Briefing State House correspondents after Thursday’s NEC meeting chaired by Vice President Kashim Shettima, committee chair and Imo State governor Hope Uzodimma said the Council extended the scope of the Committee on Crude Oil Theft and Pipeline Vandalisation to cover illicit mining and related value-chain abuses.
“Our solid minerals are being mined and stolen without contributing to national revenue,” Uzodimma said. “NEC has now directed our committee to work with relevant agencies to ensure these resources are properly accounted for.”
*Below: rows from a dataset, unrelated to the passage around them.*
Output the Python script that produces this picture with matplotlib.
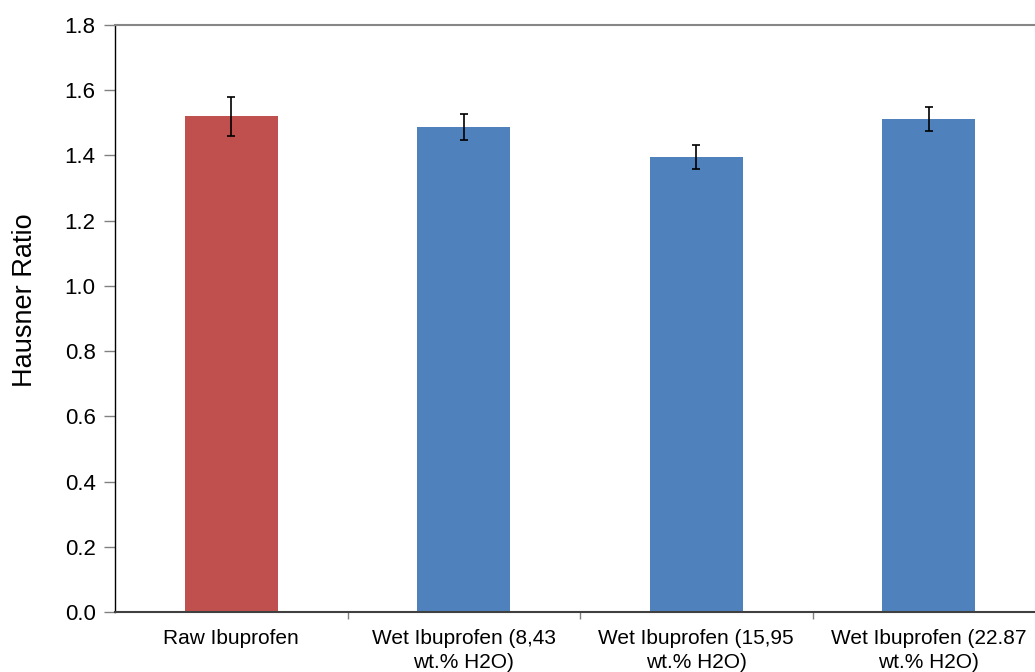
import matplotlib
matplotlib.use("Agg")
import matplotlib.pyplot as plt
import numpy as np

plt.rcParams['font.family'] = ['Liberation Sans', 'DejaVu Sans']

categories = ["Raw Ibuprofen",
              "Wet Ibuprofen (8,43\nwt.% H2O)",
              "Wet Ibuprofen (15,95\nwt.% H2O)",
              "Wet Ibuprofen (22.87\nwt.% H2O)"]
hausner = [1.52, 1.487, 1.395, 1.511]
errors = [0.06, 0.039, 0.038, 0.037]
bar_colors = ["#C0504D", "#4F81BD", "#4F81BD", "#4F81BD"]
yticks = [0.0, 0.2, 0.4, 0.6, 0.8, 1.0, 1.2, 1.4, 1.6, 1.8]

fig = plt.figure(figsize=(10.35, 6.72), dpi=100)
ax = fig.add_axes([115 / 1035, 1 - 612 / 672, 930 / 1035, 587 / 672])

x = np.arange(len(categories))
ax.bar(x, hausner, width=0.4, color=bar_colors, zorder=2)
ax.errorbar(x, hausner, yerr=errors, fmt='none', ecolor='black',
            elinewidth=1.2, capsize=3, capthick=1.2, zorder=3)

ax.set_xlim(-0.5, len(categories) - 0.5)
ax.set_ylim(0, 1.8)
ax.set_yticks(yticks)
ax.set_yticklabels([f"{v:.1f}" for v in yticks], fontsize=16)

# category labels centred, tick marks on the category boundaries
ax.set_xticks(x)
ax.set_xticklabels(categories, fontsize=15, linespacing=1.35)
ax.tick_params(axis='x', which='major', length=0, pad=12)
ax.set_xticks(np.arange(0.5, len(categories) - 0.5, 1.0), minor=True)
ax.tick_params(axis='x', which='minor', length=5, color='#808080', width=1)
ax.tick_params(axis='y', length=8, color='#808080', width=1, pad=6)

ax.set_ylabel("Hausner Ratio", fontsize=19.5)
ax.yaxis.set_label_coords(-0.0825, 0.531)

ax.spines['right'].set_visible(False)
ax.spines['top'].set_color('#868686')
ax.spines['top'].set_linewidth(1.5)
ax.spines['left'].set_color('black')
ax.spines['left'].set_linewidth(1)
ax.spines['bottom'].set_color('#404040')
ax.spines['bottom'].set_linewidth(1.5)

fig.savefig("out.png", dpi=100)
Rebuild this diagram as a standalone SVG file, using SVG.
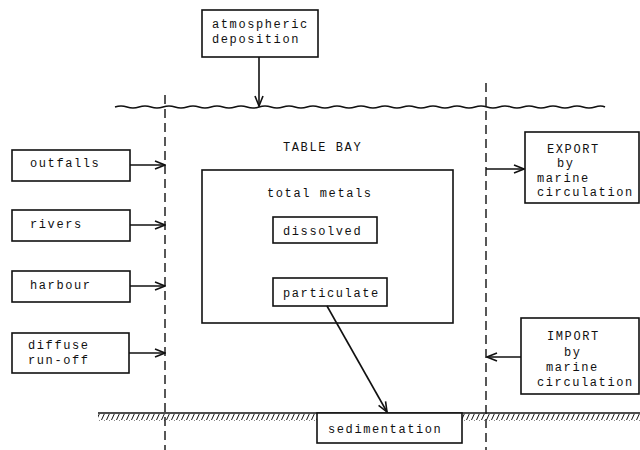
<svg xmlns="http://www.w3.org/2000/svg" width="640" height="450" viewBox="0 0 640 450">
<style>
text{font-family:"Liberation Mono","DejaVu Sans Mono",monospace;font-size:12px;letter-spacing:1.6px;fill:#111}
.box{fill:#fff;stroke:#111;stroke-width:1.6}
.ln{fill:none;stroke:#111;stroke-width:1.6}
.dash{fill:none;stroke:#111;stroke-width:1.4;stroke-dasharray:9 5}
</style>
<defs>
<marker id="ah" viewBox="0 0 12 10" refX="11" refY="5" markerWidth="12" markerHeight="10" markerUnits="userSpaceOnUse" orient="auto">
<path d="M1,1 L11,5 L1,9" fill="none" stroke="#111" stroke-width="1.6"/>
</marker>
<pattern id="hatch" patternUnits="userSpaceOnUse" x="0" y="413" width="5" height="7">
<path d="M4.5,0.5 L1.5,7" stroke="#111" stroke-width="1"/>
</pattern>
</defs>

<g id="boundaries">
<path class="dash" d="M165,95 V450"/>
<path class="dash" d="M486,83 V450"/>
<path class="ln" d="M115,107 q6,-2 12,0 t12,0 t12,0 t12,0 t12,0 t12,0 t12,0 t12,0 t12,0 t12,0 t12,0 t12,0 t12,0 t12,0 t12,0 t12,0 t12,0 t12,0 t12,0 t12,0 t12,0 t12,0 t12,0 t12,0 t12,0 t12,0 t12,0 t12,0 t12,0 t12,0 t12,0 t12,0 t12,0 t12,0 t12,0 t12,0 t12,0 t12,0 t12,0 t12,0 t10,0"/>
<path class="ln" d="M98,413 H640"/>
<rect x="98" y="414" width="219" height="7" fill="url(#hatch)"/>
<rect x="462" y="414" width="178" height="7" fill="url(#hatch)"/>
<text x="283" y="151">TABLE BAY</text>
</g>

<g id="atmospheric">
<rect class="box" x="202" y="10" width="116" height="47"/>
<text x="212" y="28">atmospheric</text>
<text x="212" y="43">deposition</text>
</g>

<g id="outfalls">
<rect class="box" x="12" y="150" width="118" height="31"/>
<text x="30" y="167">outfalls</text>
</g>
<g id="rivers">
<rect class="box" x="12" y="210" width="118" height="31"/>
<text x="30" y="228">rivers</text>
</g>
<g id="harbour">
<rect class="box" x="12" y="271" width="118" height="31"/>
<text x="30" y="289">harbour</text>
</g>
<g id="diffuse">
<rect class="box" x="12" y="333" width="117" height="40"/>
<text x="28" y="349">diffuse</text>
<text x="28" y="364">run-off</text>
</g>

<g id="totalmetals">
<rect class="box" x="202" y="170" width="251" height="153"/>
<text x="267" y="197">total metals</text>
</g>
<g id="dissolved">
<rect class="box" x="273" y="217" width="104" height="26"/>
<text x="283" y="235">dissolved</text>
</g>
<g id="particulate">
<rect class="box" x="273" y="278" width="114" height="28"/>
<text x="283" y="297">particulate</text>
</g>

<g id="export">
<rect class="box" x="525" y="132" width="114" height="71"/>
<text x="547" y="153">EXPORT</text>
<text x="557" y="167">by</text>
<text x="537" y="182">marine</text>
<text x="537" y="196">circulation</text>
</g>
<g id="import">
<rect class="box" x="521" y="318" width="118" height="76"/>
<text x="547" y="340">IMPORT</text>
<text x="564" y="356">by</text>
<text x="546" y="371">marine</text>
<text x="537" y="386">circulation</text>
</g>

<g id="sedimentation">
<rect class="box" x="317" y="413" width="145" height="30"/>
<text x="328" y="433">sedimentation</text>
</g>

<g id="connectors">
<path class="ln" d="M259,57 V106" marker-end="url(#ah)"/>
<path class="ln" d="M130,165 H165" marker-end="url(#ah)"/>
<path class="ln" d="M130,225 H165" marker-end="url(#ah)"/>
<path class="ln" d="M130,286 H165" marker-end="url(#ah)"/>
<path class="ln" d="M129,353 H165" marker-end="url(#ah)"/>
<path class="ln" d="M486,169 H524" marker-end="url(#ah)"/>
<path class="ln" d="M521,357 H487" marker-end="url(#ah)"/>
<path class="ln" d="M327,306 L387,412" marker-end="url(#ah)"/>
</g>
</svg>
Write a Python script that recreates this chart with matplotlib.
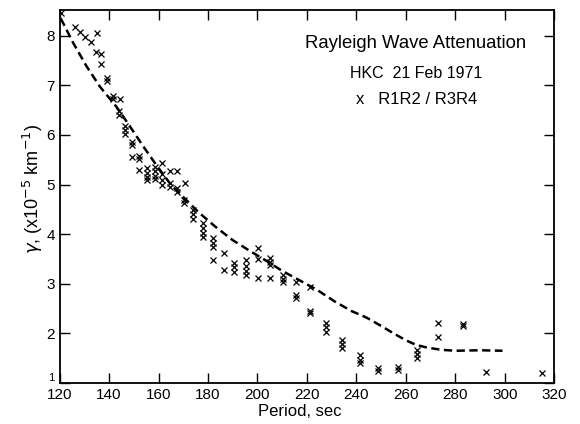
import matplotlib
matplotlib.use('Agg')
import matplotlib.pyplot as plt

plt.rcParams['font.family'] = ['Liberation Sans', 'DejaVu Sans']

# observed attenuation, R1R2 / R3R4 (period in sec, gamma in 1e-5 km^-1)
period = [120.5, 126.3, 128.3, 130.3, 132.6, 135.0, 134.6, 136.6, 136.6,
          139.2, 139.2, 141.6, 141.6, 144.4, 144.0, 144.0,
          146.5, 146.5, 146.5, 149.4, 149.4, 149.2, 152.3, 152.3, 152.1,
          155.2, 155.2, 155.2, 155.2, 158.5, 158.5, 158.5, 158.5,
          161.5, 161.3, 161.3, 161.3, 164.5, 167.3, 164.5, 164.5, 167.4, 167.4,
          170.6, 170.5, 170.5, 174.1, 174.1, 174.1,
          178.1, 178.1, 178.1, 178.1, 182.1, 182.1, 182.1, 182.1,
          186.5, 186.5, 190.6, 190.6, 190.6, 195.4, 195.4, 195.4, 195.4,
          200.3, 200.3, 200.3, 205.0, 205.0, 205.0, 205.0,
          210.3, 210.3, 210.3, 215.7, 215.7, 215.7, 221.3, 221.3, 221.3,
          227.7, 227.7, 227.7, 234.3, 234.3, 234.3, 241.4, 241.4, 241.4,
          248.6, 248.6, 256.6, 256.6, 264.3, 264.3, 264.3,
          272.8, 272.8, 283.2, 283.2, 292.3, 315.1]
gamma = [8.45, 8.18, 8.08, 7.98, 7.88, 8.06, 7.68, 7.63, 7.43,
         7.15, 7.08, 6.78, 6.72, 6.73, 6.48, 6.40,
         6.18, 6.10, 6.02, 5.86, 5.80, 5.56, 5.58, 5.52, 5.29,
         5.33, 5.24, 5.16, 5.10, 5.36, 5.27, 5.18, 5.12,
         5.43, 5.22, 5.10, 5.00, 5.28, 5.27, 5.03, 4.95, 4.93, 4.85,
         5.04, 4.69, 4.62, 4.48, 4.40, 4.30,
         4.22, 4.12, 4.02, 3.94, 3.93, 3.82, 3.74, 3.48,
         3.62, 3.28, 3.42, 3.33, 3.24, 3.48, 3.36, 3.26, 3.18,
         3.72, 3.51, 3.11, 3.52, 3.44, 3.38, 3.12,
         3.18, 3.10, 3.04, 3.04, 2.77, 2.71, 2.94, 2.46, 2.42,
         2.21, 2.12, 2.03, 1.87, 1.78, 1.71, 1.56, 1.47, 1.40,
         1.30, 1.24, 1.32, 1.26, 1.67, 1.58, 1.50,
         2.20, 1.92, 2.19, 2.14, 1.22, 1.21]

# dashed theoretical curve
curve_period = [120.5, 125.6, 131, 136.4, 143, 148.5, 154, 159.3, 165, 170,
                176, 183, 190, 197, 204, 210, 217, 224, 231, 238, 244, 250,
                255, 260, 264, 268, 274, 280, 290, 299]
curve_gamma = [8.35, 7.85, 7.38, 6.97, 6.57, 6.17, 5.76, 5.38, 5.0, 4.75,
               4.45, 4.15, 3.88, 3.66, 3.45, 3.26, 3.07, 2.88, 2.65, 2.45,
               2.32, 2.15, 2.0, 1.86, 1.77, 1.72, 1.67, 1.65, 1.66, 1.65]

fig = plt.figure(figsize=(5.8, 4.24), dpi=100)
ax = fig.add_axes([0.1026, 0.0967, 0.8534, 0.8797])

ax.plot(curve_period, curve_gamma, color='black', linestyle=(0, (3.3, 1.8)), linewidth=1.8)
ax.plot(period, gamma, 'x', color='black', markersize=5, markeredgewidth=0.9)

ax.set_xlim(120, 320)
ax.set_ylim(1, 8.52)
ax.set_xticks(range(120, 321, 20))
ax.set_yticks(range(1, 9))
ax.tick_params(direction='in', top=True, right=True, length=7, width=1, labelsize=11)
for s in ax.spines.values():
    s.set_linewidth(1.3)

# the "1" on the y axis is small and sits just above the corner
one = ax.get_yticklabels()[0]
one.set_fontsize(8)
one.set_verticalalignment('bottom')

ax.set_xlabel('Period, sec', fontsize=12)
ax.xaxis.set_label_coords(0.486, -0.055)
ax.set_ylabel(r'$\gamma$, (x10$^{-5}$ km$^{-1}$)', fontsize=13)
ax.yaxis.set_label_coords(-0.03, 0.52)

ax.text(0.72, 0.91, 'Rayleigh Wave Attenuation', transform=ax.transAxes, ha='center', va='center', fontsize=13.3)
ax.text(0.72, 0.83, 'HKC  21 Feb 1971', transform=ax.transAxes, ha='center', va='center', fontsize=11.5)
ax.text(0.60, 0.76, 'x   R1R2 / R3R4', transform=ax.transAxes, ha='left', va='center', fontsize=12)

plt.savefig('out.png', dpi=100)
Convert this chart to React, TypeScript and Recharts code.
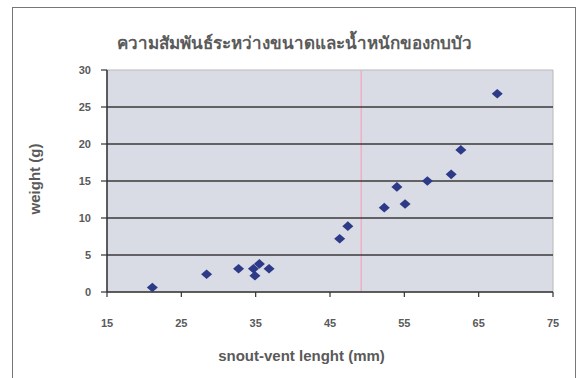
import React from "react";
import {
  ScatterChart,
  Scatter,
  XAxis,
  YAxis,
  ReferenceArea,
  ReferenceLine,
} from "recharts";

const titleText = "ความสัมพันธ์ระหว่างขนาดและน้ำหนักของกบบัว";
const xLabel = "snout-vent lenght (mm)";
const yLabel = "weight (g)";

const snoutVent = [21.1, 28.4, 32.7, 34.7, 34.9, 35.5, 36.8, 46.3, 47.4, 52.3, 54.0, 55.1, 58.1, 61.3, 62.6, 67.5];
const weight = [0.6, 2.4, 3.15, 3.15, 2.2, 3.8, 3.15, 7.2, 8.9, 11.4, 14.2, 11.9, 15.0, 15.9, 19.2, 26.8];

const xTicks = [15, 25, 35, 45, 55, 65, 75];
const yTicks = [0, 5, 10, 15, 20, 25, 30];
const gridValues = [5, 10, 15, 20, 25];
const artifactX = 49.2;

const data = snoutVent.map((x, i) => ({ x, y: weight[i] }));

const FONT = "'Liberation Sans', Arial, sans-serif";
const TEXT_COLOR = "#5a5a5a";

const Diamond = (props: any) => {
  const { cx, cy } = props;
  if (cx == null || cy == null) return null;
  const w = 5.5;
  const h = 4.8;
  return (
    <polygon
      points={`${cx},${cy - h} ${cx + w},${cy} ${cx},${cy + h} ${cx - w},${cy}`}
      fill="#2c3a88"
    />
  );
};

export default function App() {
  return (
    <div
      style={{
        position: "absolute",
        left: 0,
        top: 0,
        width: 578,
        height: 378,
        background: "#ffffff",
        overflow: "hidden",
        fontFamily: FONT,
      }}
    >
      <div
        style={{
          position: "absolute",
          left: 12,
          top: 7,
          width: 564,
          height: 400,
          border: "1px solid #777",
          boxSizing: "border-box",
        }}
      />
      <ScatterChart
        width={578}
        height={378}
        margin={{ top: 70, right: 25, bottom: 56, left: 47 }}
        style={{ position: "absolute", left: 0, top: 0 }}
      >
        <XAxis
          type="number"
          dataKey="x"
          domain={[15, 75]}
          ticks={xTicks}
          interval={0}
          height={30}
          tickSize={5}
          tickMargin={22}
          axisLine={{ stroke: "#333", strokeWidth: 1.5 }}
          tickLine={{ stroke: "#333", strokeWidth: 1.2 }}
          tick={{ fill: TEXT_COLOR, fontSize: 11, fontWeight: "bold", fontFamily: FONT }}
        />
        <YAxis
          type="number"
          dataKey="y"
          domain={[0, 30]}
          ticks={yTicks}
          interval={0}
          width={60}
          tickSize={6}
          tickMargin={10}
          axisLine={{ stroke: "#333", strokeWidth: 1.5 }}
          tickLine={{ stroke: "#333", strokeWidth: 1.2 }}
          tick={{ fill: TEXT_COLOR, fontSize: 11, fontWeight: "bold", fontFamily: FONT }}
        />
        <ReferenceArea
          x1={15}
          x2={75}
          y1={0}
          y2={30}
          fill="#d9dce4"
          fillOpacity={1}
          stroke="#b8b8b8"
          strokeWidth={1}
        />
        <ReferenceLine x={artifactX} stroke="#f5a3bd" strokeWidth={1.2} />
        {gridValues.map((v) => (
          <ReferenceLine key={v} y={v} stroke="#3a3a3a" strokeWidth={1.6} />
        ))}
        <Scatter data={data} shape={<Diamond />} isAnimationActive={false} />
      </ScatterChart>
      <div
        style={{
          position: "absolute",
          left: 0,
          width: 588,
          top: 33,
          textAlign: "center",
          fontSize: 17,
          fontWeight: "bold",
          color: TEXT_COLOR,
          whiteSpace: "nowrap",
          lineHeight: "22px",
        }}
      >
        {titleText}
      </div>
      <div
        style={{
          position: "absolute",
          left: 0,
          width: 603,
          top: 347,
          textAlign: "center",
          fontSize: 15,
          fontWeight: "bold",
          color: TEXT_COLOR,
          whiteSpace: "nowrap",
          lineHeight: "18px",
        }}
      >
        {xLabel}
      </div>
      <div
        style={{
          position: "absolute",
          left: 35,
          top: 179,
          transform: "translate(-50%, -50%) rotate(-90deg)",
          fontSize: 15,
          fontWeight: "bold",
          color: TEXT_COLOR,
          whiteSpace: "nowrap",
          lineHeight: "18px",
        }}
      >
        {yLabel}
      </div>
    </div>
  );
}
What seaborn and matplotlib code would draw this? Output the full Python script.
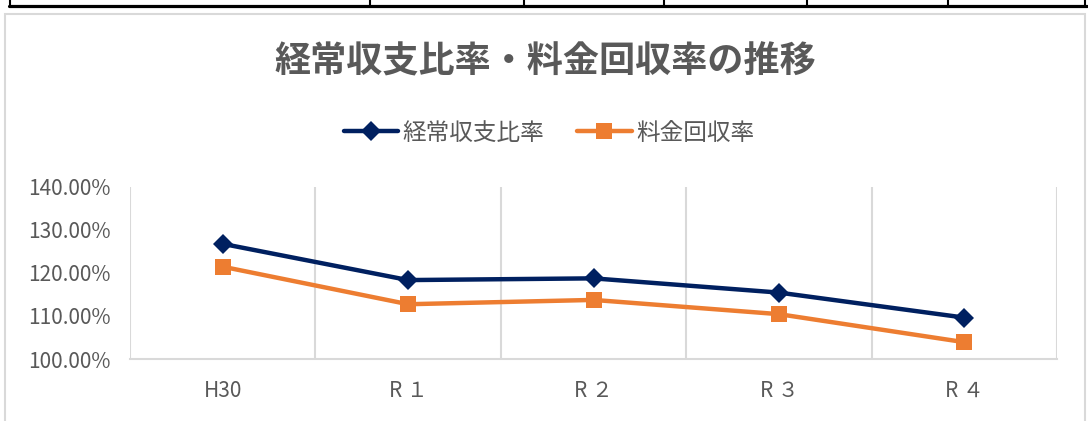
import matplotlib
matplotlib.use('Agg')
import matplotlib.pyplot as plt
import seaborn as sns
import pandas as pd
from matplotlib.lines import Line2D
from matplotlib.patches import Rectangle
from matplotlib.ticker import FuncFormatter, FixedLocator

years = ['H30', 'R １', 'R ２', 'R ３', 'R ４']
keijo = [126.7, 118.3, 118.7, 115.4, 109.6]   # 経常収支比率
ryokin = [121.4, 112.7, 113.7, 110.4, 103.9]  # 料金回収率
names = ['経常収支比率', '料金回収率']
colors = ['#002060', '#ED7D31']

sns.set_style('white')
plt.rcParams['font.family'] = ['Noto Sans CJK JP', 'DejaVu Sans']

W, H = 1088, 421
fig = plt.figure(figsize=(W / 100, H / 100), dpi=100)
ax = fig.add_axes([130 / W, 1 - 359 / H, (1057 - 130) / W, (359 - 186.5) / H])

df = pd.DataFrame({'year': years, names[0]: keijo, names[1]: ryokin})

sns.lineplot(data=df, x='year', y=names[0], ax=ax, color=colors[0], lw=3.2,
             marker='D', markersize=10, markeredgewidth=0, sort=False)
sns.lineplot(data=df, x='year', y=names[1], ax=ax, color=colors[1], lw=3.2,
             marker='s', markersize=12, markeredgewidth=0, sort=False)

ax.set_xlim(-0.5, 4.5)
ax.set_ylim(100, 140)
ax.set_yticks([100, 110, 120, 130, 140])
ax.yaxis.set_major_formatter(FuncFormatter(lambda v, p: f'{v:.2f}%'))
ax.xaxis.set_minor_locator(FixedLocator([-0.5, 0.5, 1.5, 2.5, 3.5, 4.5]))
ax.grid(True, which='minor', axis='x', color='#d9d9d9', lw=1.5)
ax.grid(False, which='major')
ax.tick_params(axis='both', which='both', length=0, colors='#595959')
ax.tick_params(axis='y', pad=14, labelsize=15)
ax.tick_params(axis='x', pad=15, labelsize=15)
for s in ['top', 'right', 'left']:
    ax.spines[s].set_visible(False)
ax.spines['bottom'].set_color('#d9d9d9')
ax.spines['bottom'].set_linewidth(1.5)
ax.set_xlabel('')
ax.set_ylabel('')
if ax.get_legend():
    ax.get_legend().remove()

fig.text(545 / W, 1 - 62 / H, '経常収支比率・料金回収率の推移', ha='center', va='center',
         fontsize=26, fontweight='bold', color='#595959')

handles = [Line2D([], [], color=colors[0], lw=3.2, marker='D', markersize=10, markeredgewidth=0),
           Line2D([], [], color=colors[1], lw=3.2, marker='s', markersize=12, markeredgewidth=0)]
fig.legend(handles, names, loc='center', bbox_to_anchor=(549 / W, 1 - 133 / H), ncol=2,
           frameon=False, fontsize=17, labelcolor='#595959', handlelength=2.3,
           columnspacing=1.4, handletextpad=0.2)

# chart frame
fig.patches.append(Rectangle((5 / W, -0.05), (1085 - 5) / W, 1.05 - 14 / H, transform=fig.transFigure,
                             fill=False, edgecolor='#d9d9d9', lw=1.5))
# table row above
fig.add_artist(Line2D([9 / W, 1087 / W], [1 - 5.8 / H] * 2, color='black', lw=2.3))
for x in [10, 370, 524, 664, 807, 948, 1085]:
    fig.add_artist(Line2D([x / W] * 2, [1 - 6 / H, 1.0], color='black', lw=1.5))

fig.savefig('out.png', dpi=100)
He said the enlarged, inter-ministerial team will coordinate with regulators and security agencies to tighten monitoring and licensing, plug revenue-collection gaps, and recommend enforcement measures across both oil and solid-minerals value chains.
Providing an update on oil production, Uzodimma noted that daily output has risen from pre-2023 levels of roughly 700,000–800,000 barrels per day to “over 1.7 million bpd,” attributing the rebound to joint operations by the Nigerian National Petroleum Company Limited (NNPCL), the Navy, other security agencies, and community stakeholders. The same collaborative model, he said, would be deployed against illegal mining.
“We must strengthen surveillance across export corridors—offshore and in the creeks—to deter illegal entries and protect production infrastructure,” he added.
Pressed for a timeline and detailed terms of reference for the expanded assignment, Uzodimma said the committee would firm up its operational framework “in due course,” emphasizing that NEC’s priority is to halt the ongoing pillage and restore accountability across extractive industries.
The Council’s decision reflects mounting concern that unregulated mining—often carried out by informal networks and organized syndicates—has become a major source of revenue loss and security risk, mirroring long-standing challenges in the oil sector. By folding solid-minerals oversight into the existing anti-theft apparatus, NEC aims to create a single, coordinated front to secure national assets, boost receipts, and improve transparency.
“Illegal extraction—whether oil or gold—undermines our economy,” Uzodimma said. “This expansion signals NEC’s determination to stop it and ensure Nigeria earns what it is due.”